▶ [Instruction]
Print, word for word, every line from the beginning of the listing up to and including the line with "(V50) -- (P1b);". Pictures are to be excluded.
***** Supplied data *****
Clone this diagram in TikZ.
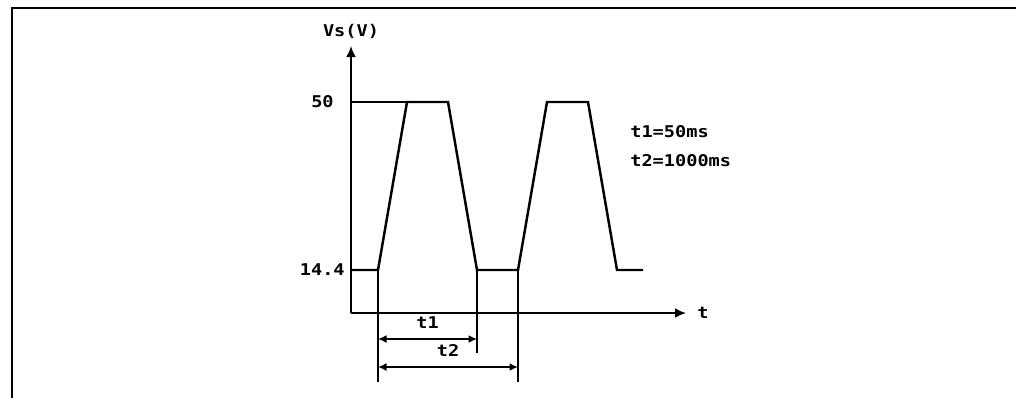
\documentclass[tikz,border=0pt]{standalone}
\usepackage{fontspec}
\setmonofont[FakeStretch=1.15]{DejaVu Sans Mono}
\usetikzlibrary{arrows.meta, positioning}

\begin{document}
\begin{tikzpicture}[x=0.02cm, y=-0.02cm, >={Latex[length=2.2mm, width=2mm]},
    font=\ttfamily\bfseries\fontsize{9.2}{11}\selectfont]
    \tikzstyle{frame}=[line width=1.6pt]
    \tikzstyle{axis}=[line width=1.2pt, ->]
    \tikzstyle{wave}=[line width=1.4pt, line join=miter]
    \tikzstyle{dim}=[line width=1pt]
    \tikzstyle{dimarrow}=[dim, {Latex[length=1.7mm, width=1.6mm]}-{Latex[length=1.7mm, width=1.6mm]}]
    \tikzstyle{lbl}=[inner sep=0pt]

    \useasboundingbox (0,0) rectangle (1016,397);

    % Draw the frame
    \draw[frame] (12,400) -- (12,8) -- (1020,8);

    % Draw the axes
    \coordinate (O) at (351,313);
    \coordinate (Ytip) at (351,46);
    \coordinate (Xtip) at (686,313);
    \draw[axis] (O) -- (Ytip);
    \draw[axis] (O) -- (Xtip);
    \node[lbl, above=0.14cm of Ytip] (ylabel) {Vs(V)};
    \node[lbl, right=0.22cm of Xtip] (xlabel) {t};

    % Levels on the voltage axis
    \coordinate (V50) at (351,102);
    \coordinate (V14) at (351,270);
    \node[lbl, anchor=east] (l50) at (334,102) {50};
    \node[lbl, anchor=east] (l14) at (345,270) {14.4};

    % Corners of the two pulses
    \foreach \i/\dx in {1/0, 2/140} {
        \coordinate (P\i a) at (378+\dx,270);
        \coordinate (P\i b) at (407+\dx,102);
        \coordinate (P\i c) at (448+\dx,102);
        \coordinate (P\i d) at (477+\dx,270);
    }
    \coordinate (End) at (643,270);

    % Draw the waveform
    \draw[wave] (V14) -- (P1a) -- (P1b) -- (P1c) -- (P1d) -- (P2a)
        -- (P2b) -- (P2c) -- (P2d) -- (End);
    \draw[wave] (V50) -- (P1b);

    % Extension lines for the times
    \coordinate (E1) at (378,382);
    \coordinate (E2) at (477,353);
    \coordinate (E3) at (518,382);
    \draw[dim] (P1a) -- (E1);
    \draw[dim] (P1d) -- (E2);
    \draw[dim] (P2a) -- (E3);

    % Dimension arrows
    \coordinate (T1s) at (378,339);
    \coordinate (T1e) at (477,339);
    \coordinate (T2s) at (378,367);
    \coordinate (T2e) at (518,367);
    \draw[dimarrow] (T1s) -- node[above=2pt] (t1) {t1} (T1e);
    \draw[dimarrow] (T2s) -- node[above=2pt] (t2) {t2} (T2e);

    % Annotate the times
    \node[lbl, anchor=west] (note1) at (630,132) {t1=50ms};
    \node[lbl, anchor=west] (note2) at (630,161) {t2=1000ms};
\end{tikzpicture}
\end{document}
*****
▶ [Task response]
Clone this diagram in TikZ.
\documentclass[tikz,border=0pt]{standalone}
\usepackage{fontspec}
\setmonofont[FakeStretch=1.15]{DejaVu Sans Mono}
\usetikzlibrary{arrows.meta, positioning}

\begin{document}
\begin{tikzpicture}[x=0.02cm, y=-0.02cm, >={Latex[length=2.2mm, width=2mm]},
    font=\ttfamily\bfseries\fontsize{9.2}{11}\selectfont]
    \tikzstyle{frame}=[line width=1.6pt]
    \tikzstyle{axis}=[line width=1.2pt, ->]
    \tikzstyle{wave}=[line width=1.4pt, line join=miter]
    \tikzstyle{dim}=[line width=1pt]
    \tikzstyle{dimarrow}=[dim, {Latex[length=1.7mm, width=1.6mm]}-{Latex[length=1.7mm, width=1.6mm]}]
    \tikzstyle{lbl}=[inner sep=0pt]

    \useasboundingbox (0,0) rectangle (1016,397);

    % Draw the frame
    \draw[frame] (12,400) -- (12,8) -- (1020,8);

    % Draw the axes
    \coordinate (O) at (351,313);
    \coordinate (Ytip) at (351,46);
    \coordinate (Xtip) at (686,313);
    \draw[axis] (O) -- (Ytip);
    \draw[axis] (O) -- (Xtip);
    \node[lbl, above=0.14cm of Ytip] (ylabel) {Vs(V)};
    \node[lbl, right=0.22cm of Xtip] (xlabel) {t};

    % Levels on the voltage axis
    \coordinate (V50) at (351,102);
    \coordinate (V14) at (351,270);
    \node[lbl, anchor=east] (l50) at (334,102) {50};
    \node[lbl, anchor=east] (l14) at (345,270) {14.4};

    % Corners of the two pulses
    \foreach \i/\dx in {1/0, 2/140} {
        \coordinate (P\i a) at (378+\dx,270);
        \coordinate (P\i b) at (407+\dx,102);
        \coordinate (P\i c) at (448+\dx,102);
        \coordinate (P\i d) at (477+\dx,270);
    }
    \coordinate (End) at (643,270);

    % Draw the waveform
    \draw[wave] (V14) -- (P1a) -- (P1b) -- (P1c) -- (P1d) -- (P2a)
        -- (P2b) -- (P2c) -- (P2d) -- (End);
    \draw[wave] (V50) -- (P1b);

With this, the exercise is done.